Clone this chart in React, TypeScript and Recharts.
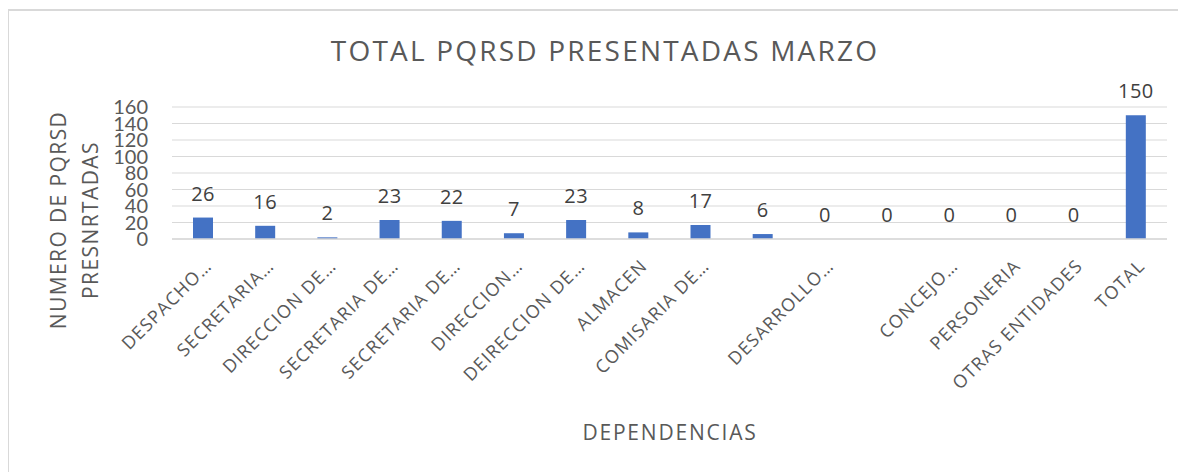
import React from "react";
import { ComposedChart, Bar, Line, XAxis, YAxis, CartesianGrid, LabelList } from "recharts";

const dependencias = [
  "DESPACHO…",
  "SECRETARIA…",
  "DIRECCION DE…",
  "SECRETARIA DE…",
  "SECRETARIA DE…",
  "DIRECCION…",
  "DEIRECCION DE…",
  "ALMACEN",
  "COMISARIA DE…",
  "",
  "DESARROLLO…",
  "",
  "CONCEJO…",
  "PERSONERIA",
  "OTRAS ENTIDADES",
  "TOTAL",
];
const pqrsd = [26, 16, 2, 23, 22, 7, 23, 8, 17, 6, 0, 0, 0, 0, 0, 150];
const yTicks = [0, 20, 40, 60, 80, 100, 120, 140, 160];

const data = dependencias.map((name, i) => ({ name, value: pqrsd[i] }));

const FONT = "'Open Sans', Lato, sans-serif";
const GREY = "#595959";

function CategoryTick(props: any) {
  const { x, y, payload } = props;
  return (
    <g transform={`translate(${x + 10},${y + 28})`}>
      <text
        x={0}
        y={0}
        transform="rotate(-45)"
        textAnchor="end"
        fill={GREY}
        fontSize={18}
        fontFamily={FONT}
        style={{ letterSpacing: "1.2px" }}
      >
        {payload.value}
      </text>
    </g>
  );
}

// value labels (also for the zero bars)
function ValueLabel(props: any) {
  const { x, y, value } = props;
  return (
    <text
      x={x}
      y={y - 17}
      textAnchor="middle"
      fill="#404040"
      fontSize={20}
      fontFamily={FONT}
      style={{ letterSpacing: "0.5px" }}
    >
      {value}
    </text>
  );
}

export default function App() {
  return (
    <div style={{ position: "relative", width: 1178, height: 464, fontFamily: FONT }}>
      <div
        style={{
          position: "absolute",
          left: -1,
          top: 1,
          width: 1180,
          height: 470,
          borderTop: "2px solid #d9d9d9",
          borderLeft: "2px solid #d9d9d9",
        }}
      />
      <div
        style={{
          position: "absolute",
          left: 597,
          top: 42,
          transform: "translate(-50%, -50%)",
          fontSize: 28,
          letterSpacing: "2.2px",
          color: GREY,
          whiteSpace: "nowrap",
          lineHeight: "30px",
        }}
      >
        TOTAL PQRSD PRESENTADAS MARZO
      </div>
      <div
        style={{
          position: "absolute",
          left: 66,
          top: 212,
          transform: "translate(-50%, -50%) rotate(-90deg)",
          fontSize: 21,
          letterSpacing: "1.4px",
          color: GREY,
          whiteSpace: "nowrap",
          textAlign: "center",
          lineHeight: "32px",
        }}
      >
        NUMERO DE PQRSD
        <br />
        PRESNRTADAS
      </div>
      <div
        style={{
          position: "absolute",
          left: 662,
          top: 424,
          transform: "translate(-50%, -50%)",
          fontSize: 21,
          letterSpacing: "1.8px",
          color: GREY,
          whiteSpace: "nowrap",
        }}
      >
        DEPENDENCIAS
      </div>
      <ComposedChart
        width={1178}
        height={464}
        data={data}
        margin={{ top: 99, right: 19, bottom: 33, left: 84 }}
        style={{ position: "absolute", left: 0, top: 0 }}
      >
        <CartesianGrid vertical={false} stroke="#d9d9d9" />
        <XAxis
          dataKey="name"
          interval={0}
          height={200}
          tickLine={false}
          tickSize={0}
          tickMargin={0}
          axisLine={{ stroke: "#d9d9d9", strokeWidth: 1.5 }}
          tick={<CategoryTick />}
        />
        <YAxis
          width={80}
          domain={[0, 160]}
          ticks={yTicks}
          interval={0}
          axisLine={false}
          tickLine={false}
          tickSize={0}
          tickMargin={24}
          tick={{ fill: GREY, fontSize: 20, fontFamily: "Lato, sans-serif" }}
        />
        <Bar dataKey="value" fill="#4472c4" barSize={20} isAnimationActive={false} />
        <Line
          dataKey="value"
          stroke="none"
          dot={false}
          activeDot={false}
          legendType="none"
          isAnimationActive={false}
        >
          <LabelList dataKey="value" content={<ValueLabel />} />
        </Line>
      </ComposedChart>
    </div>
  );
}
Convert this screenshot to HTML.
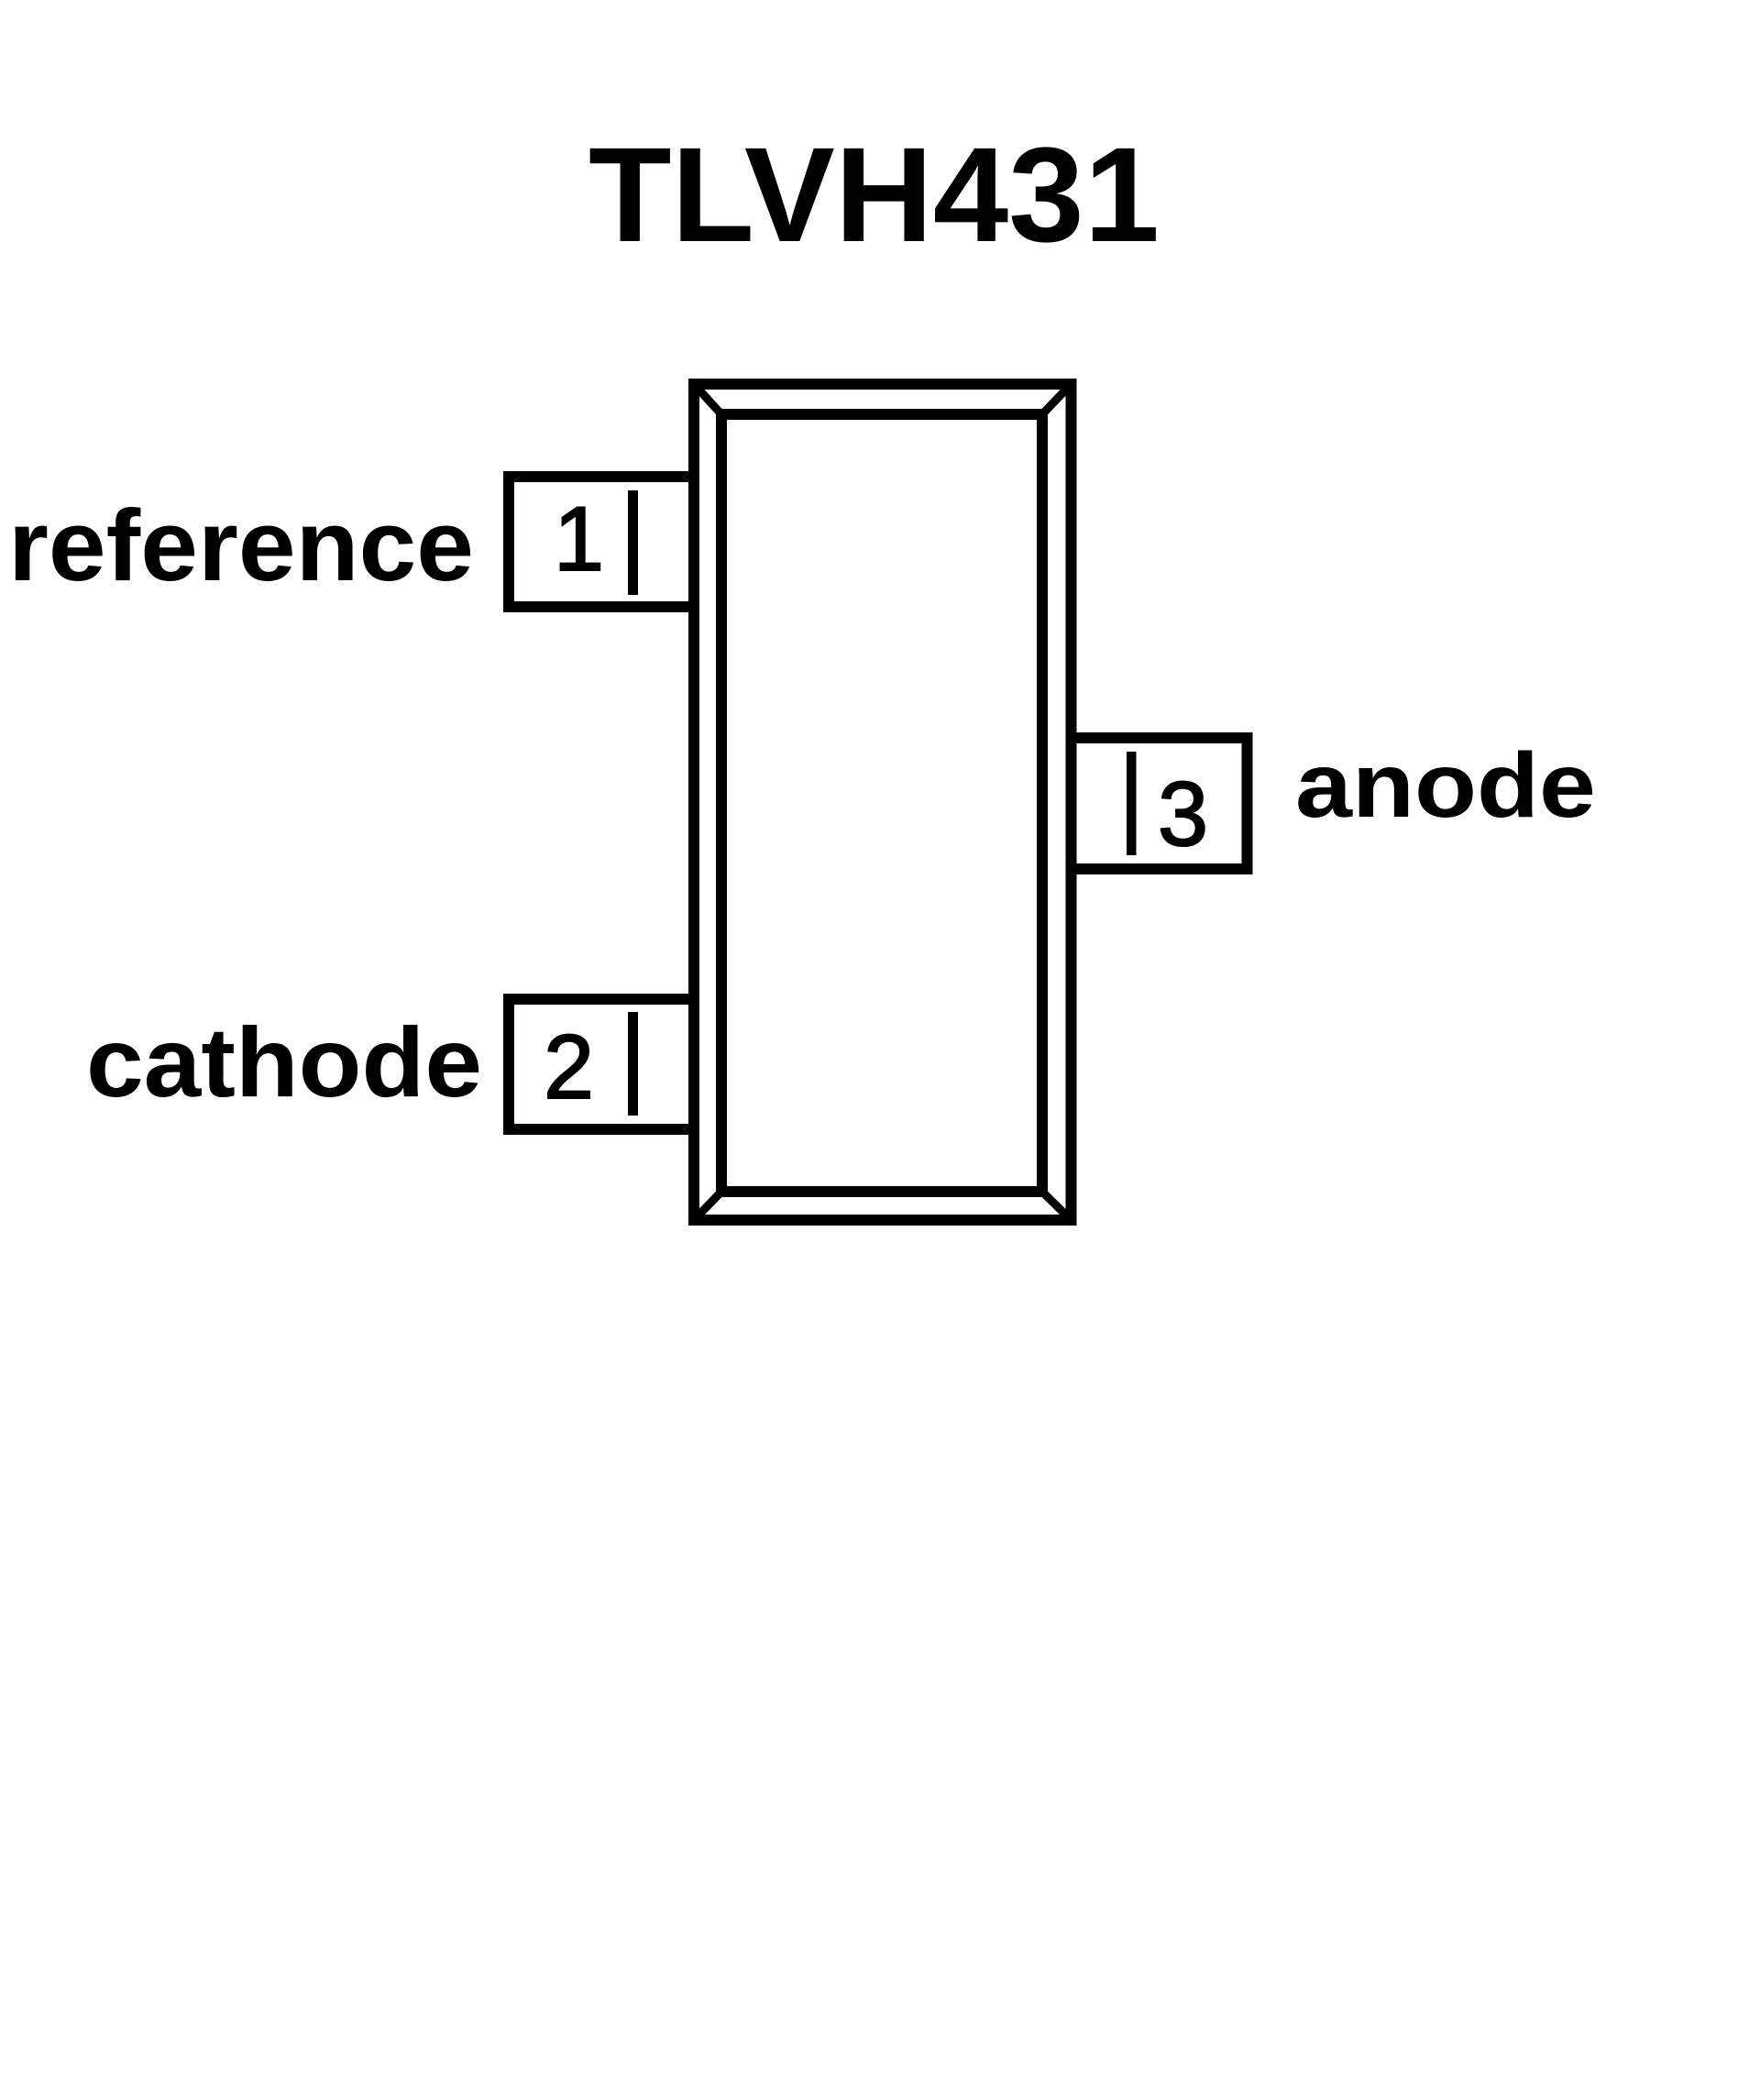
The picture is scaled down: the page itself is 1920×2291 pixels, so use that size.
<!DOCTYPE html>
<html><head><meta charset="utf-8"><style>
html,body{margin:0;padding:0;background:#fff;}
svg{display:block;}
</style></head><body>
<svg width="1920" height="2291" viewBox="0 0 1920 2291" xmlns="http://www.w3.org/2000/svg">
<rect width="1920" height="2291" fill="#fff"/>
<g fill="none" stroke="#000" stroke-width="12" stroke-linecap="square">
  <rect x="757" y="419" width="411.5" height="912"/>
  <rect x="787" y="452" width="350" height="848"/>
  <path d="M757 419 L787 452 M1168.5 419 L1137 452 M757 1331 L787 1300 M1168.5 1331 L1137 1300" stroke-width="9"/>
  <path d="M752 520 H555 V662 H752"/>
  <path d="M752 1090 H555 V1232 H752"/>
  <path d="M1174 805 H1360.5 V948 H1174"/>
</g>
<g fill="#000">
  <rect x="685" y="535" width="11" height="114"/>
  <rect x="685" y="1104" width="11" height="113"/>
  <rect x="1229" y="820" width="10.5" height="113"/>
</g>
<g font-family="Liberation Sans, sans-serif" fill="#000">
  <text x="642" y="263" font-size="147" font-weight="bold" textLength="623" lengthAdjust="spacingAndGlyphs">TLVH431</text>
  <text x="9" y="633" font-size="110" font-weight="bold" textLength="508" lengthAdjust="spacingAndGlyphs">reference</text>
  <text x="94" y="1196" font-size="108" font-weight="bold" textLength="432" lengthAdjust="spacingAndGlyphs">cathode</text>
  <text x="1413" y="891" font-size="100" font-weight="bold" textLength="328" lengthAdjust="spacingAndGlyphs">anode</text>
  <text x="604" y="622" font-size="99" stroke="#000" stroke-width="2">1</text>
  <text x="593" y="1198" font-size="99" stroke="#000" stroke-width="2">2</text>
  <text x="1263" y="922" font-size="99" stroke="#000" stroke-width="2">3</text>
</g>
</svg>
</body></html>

+ + +

**EXERCISE GOAL:**
Can the lines from the start of the records through the line with "120, 140, 160];" be given again exactly, with the pictures left out?

**THE RESPONSE:**
Clone this chart in React, TypeScript and Recharts.
import React from "react";
import { ComposedChart, Bar, Line, XAxis, YAxis, CartesianGrid, LabelList } from "recharts";

const dependencias = [
  "DESPACHO…",
  "SECRETARIA…",
  "DIRECCION DE…",
  "SECRETARIA DE…",
  "SECRETARIA DE…",
  "DIRECCION…",
  "DEIRECCION DE…",
  "ALMACEN",
  "COMISARIA DE…",
  "",
  "DESARROLLO…",
  "",
  "CONCEJO…",
  "PERSONERIA",
  "OTRAS ENTIDADES",
  "TOTAL",
];
const pqrsd = [26, 16, 2, 23, 22, 7, 23, 8, 17, 6, 0, 0, 0, 0, 0, 150];
const yTicks = [0, 20, 40, 60, 80, 100, 120, 140, 160];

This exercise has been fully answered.